RADAR JOGJA- Meskipun anggaran droping air sudah tipis, Pemerintah Kabupaten (Pemkab) Gunungkidul belum menaikkan status menjadi darurat.  Bahkan Badan Penanggulangan Bencana Daerah (BPBD) Gunungkidul menyebut, kondisi sekarang masih aman.

“Belum lama ini kami menggelar rapat koordinasi dengan sejumlah pihak menyangkut dampak kekeringan. Kesimpulannya, masih aman belum ada  rencana peningkatan status,” kata Kepala Pelaksana BPBD Gunungkidul Edy Basuki, Rabu (18/9).

Pihak terkait yang dimaksud meliputi, kecamatan, Paguyuban Pengelola Air Minum Masyarakat Jogjakarta (Pamaskarta) dan PDAM Tirta Handayani. Keterangan dari kecamatan-kecamatan yang dianggap sebagai zona merah alias rawan kekeringan, anggarannya masih mencukupi. Kecamatan Ponjong, Tepus, dan Rongkop anggaran bisa bertahan hingga pertengahan Oktober. Kecamatan lain seperti Girisubo, Paliyan, Panggang, Purwosari, Tajungsari, Patuk, Gedangsari cukup hingga akhir bulan ini.

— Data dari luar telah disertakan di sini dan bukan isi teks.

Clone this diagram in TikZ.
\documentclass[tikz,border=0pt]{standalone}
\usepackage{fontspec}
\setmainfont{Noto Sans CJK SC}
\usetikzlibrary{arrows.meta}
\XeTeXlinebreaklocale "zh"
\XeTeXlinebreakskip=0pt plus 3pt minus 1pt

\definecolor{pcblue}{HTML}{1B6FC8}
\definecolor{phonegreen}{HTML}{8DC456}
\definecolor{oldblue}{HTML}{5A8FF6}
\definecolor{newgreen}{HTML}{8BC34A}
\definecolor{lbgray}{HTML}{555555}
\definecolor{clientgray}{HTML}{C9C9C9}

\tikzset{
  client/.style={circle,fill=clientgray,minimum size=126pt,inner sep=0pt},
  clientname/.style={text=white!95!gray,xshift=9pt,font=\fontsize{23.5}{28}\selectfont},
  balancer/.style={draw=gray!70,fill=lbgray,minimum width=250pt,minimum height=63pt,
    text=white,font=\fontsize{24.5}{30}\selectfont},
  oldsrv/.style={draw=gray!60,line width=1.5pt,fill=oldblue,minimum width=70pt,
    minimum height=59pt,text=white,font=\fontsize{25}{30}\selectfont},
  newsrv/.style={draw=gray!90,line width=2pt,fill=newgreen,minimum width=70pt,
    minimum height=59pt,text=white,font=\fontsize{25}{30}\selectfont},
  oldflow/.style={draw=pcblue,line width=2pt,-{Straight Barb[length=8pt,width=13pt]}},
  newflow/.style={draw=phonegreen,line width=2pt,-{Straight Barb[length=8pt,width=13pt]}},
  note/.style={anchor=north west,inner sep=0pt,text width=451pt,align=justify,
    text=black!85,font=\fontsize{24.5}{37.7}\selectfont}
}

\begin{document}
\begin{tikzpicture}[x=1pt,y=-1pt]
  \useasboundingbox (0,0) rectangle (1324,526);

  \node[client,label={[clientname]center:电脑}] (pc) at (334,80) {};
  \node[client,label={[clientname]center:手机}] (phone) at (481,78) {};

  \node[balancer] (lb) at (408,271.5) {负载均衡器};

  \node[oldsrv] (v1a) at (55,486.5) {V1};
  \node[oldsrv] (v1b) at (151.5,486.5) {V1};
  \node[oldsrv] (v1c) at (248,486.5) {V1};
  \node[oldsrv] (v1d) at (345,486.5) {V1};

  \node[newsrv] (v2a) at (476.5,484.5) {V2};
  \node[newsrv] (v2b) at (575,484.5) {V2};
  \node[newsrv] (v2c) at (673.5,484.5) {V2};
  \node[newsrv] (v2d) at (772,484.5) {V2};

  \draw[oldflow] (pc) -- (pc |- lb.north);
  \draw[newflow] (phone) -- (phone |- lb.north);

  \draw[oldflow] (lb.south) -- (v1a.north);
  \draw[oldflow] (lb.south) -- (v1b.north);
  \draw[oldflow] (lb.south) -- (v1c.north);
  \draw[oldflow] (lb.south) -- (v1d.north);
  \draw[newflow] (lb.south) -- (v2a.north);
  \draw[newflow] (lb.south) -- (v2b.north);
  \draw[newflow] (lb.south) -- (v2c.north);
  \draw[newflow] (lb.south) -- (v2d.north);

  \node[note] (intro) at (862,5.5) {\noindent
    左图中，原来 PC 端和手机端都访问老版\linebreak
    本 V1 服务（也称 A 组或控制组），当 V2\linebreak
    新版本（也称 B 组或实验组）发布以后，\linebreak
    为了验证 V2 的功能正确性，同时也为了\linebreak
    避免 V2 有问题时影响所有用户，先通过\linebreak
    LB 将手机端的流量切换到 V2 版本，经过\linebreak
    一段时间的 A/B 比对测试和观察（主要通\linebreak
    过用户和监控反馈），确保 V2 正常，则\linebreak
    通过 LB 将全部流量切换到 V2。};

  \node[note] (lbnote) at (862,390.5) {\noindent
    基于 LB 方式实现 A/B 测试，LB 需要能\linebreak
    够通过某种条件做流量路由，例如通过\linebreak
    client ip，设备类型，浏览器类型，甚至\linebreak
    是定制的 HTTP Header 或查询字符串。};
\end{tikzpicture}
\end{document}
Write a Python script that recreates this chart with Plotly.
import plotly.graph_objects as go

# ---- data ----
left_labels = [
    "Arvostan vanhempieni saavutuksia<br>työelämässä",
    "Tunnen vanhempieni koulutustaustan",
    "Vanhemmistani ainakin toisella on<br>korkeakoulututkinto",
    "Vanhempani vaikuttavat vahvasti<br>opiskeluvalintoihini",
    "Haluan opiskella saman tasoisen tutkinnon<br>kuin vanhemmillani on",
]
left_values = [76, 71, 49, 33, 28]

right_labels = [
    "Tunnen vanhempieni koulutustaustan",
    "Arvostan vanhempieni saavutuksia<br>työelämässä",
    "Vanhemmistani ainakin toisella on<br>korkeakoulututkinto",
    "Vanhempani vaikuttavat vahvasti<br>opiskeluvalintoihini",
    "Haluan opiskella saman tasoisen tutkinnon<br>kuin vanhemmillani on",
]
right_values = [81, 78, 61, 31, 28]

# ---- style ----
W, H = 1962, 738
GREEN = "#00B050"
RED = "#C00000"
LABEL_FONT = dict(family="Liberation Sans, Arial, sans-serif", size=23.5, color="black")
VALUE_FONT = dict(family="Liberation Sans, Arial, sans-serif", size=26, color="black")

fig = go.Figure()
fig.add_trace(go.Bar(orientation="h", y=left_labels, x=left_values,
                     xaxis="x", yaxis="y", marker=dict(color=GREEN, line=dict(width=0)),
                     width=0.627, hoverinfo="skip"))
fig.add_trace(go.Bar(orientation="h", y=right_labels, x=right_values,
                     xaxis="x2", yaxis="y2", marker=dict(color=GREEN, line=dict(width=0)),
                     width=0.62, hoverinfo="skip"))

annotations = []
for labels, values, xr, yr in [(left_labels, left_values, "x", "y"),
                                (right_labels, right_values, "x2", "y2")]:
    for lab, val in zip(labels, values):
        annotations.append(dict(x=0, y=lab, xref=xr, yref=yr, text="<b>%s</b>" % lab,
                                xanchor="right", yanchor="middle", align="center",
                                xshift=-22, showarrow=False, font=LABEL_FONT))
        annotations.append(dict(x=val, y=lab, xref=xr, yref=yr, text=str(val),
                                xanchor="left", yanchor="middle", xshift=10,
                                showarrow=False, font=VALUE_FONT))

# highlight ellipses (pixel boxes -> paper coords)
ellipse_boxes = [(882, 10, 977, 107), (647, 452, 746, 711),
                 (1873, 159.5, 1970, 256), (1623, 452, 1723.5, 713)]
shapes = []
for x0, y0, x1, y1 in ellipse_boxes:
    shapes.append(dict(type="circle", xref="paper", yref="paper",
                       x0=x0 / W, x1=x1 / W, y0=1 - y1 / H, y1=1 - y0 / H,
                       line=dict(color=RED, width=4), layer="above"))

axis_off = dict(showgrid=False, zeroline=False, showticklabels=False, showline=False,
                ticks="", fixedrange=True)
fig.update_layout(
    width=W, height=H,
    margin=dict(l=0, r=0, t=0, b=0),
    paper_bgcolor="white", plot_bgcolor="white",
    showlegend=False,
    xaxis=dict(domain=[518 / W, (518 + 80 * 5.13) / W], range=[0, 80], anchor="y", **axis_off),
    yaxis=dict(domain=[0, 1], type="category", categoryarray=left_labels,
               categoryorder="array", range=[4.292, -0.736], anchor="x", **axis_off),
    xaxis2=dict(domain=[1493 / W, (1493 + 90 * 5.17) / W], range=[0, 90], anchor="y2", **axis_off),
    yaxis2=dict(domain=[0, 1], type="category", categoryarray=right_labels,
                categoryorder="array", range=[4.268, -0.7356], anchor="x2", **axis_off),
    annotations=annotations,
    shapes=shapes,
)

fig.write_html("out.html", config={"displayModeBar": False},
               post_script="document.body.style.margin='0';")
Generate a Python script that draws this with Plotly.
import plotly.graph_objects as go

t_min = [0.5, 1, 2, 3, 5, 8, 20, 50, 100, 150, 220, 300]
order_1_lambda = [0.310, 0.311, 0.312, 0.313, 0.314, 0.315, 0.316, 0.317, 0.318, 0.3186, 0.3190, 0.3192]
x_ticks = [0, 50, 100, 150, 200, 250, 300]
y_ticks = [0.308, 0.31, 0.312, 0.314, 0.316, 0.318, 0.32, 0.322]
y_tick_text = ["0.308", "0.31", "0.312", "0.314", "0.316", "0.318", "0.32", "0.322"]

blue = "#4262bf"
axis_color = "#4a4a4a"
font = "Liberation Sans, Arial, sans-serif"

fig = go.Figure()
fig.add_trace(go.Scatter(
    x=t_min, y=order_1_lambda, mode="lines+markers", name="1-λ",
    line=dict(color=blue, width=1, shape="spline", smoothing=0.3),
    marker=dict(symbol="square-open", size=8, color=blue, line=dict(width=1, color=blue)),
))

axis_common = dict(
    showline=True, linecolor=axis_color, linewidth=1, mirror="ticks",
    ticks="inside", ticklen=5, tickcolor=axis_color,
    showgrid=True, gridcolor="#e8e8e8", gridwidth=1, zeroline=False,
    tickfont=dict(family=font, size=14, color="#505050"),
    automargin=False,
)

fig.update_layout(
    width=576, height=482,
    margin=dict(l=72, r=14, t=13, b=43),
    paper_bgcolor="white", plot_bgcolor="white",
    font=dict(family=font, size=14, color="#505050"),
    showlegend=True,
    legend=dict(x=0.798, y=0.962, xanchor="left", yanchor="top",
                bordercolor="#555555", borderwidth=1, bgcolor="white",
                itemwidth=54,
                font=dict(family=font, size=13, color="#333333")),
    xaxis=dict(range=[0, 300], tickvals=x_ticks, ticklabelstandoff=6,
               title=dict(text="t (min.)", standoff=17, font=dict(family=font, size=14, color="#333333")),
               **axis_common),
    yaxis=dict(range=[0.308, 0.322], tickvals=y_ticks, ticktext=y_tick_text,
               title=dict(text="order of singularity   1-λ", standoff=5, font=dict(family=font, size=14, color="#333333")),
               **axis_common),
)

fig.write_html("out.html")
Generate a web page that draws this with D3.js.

Dia menjelasakan, anggaran droping kecamatan terpisah dengan dana yang dimiliki BPBD. Untuk BPBD dipastikan sampai dengan akhir bulan ini juga aman. Terlebih bantuan dari pihak swasta terus berdatangan. Diperkirakan bantuan ini dapat bertahan hingga 24 hari. Sehingga droping air masih bisa terlaksana hingga akhir Oktober. “Skemanya dana kita cukup sampai September, kemudian ditambah dari swasta maka perkiraan bantuan sampai Oktober masih aman,” terangnya.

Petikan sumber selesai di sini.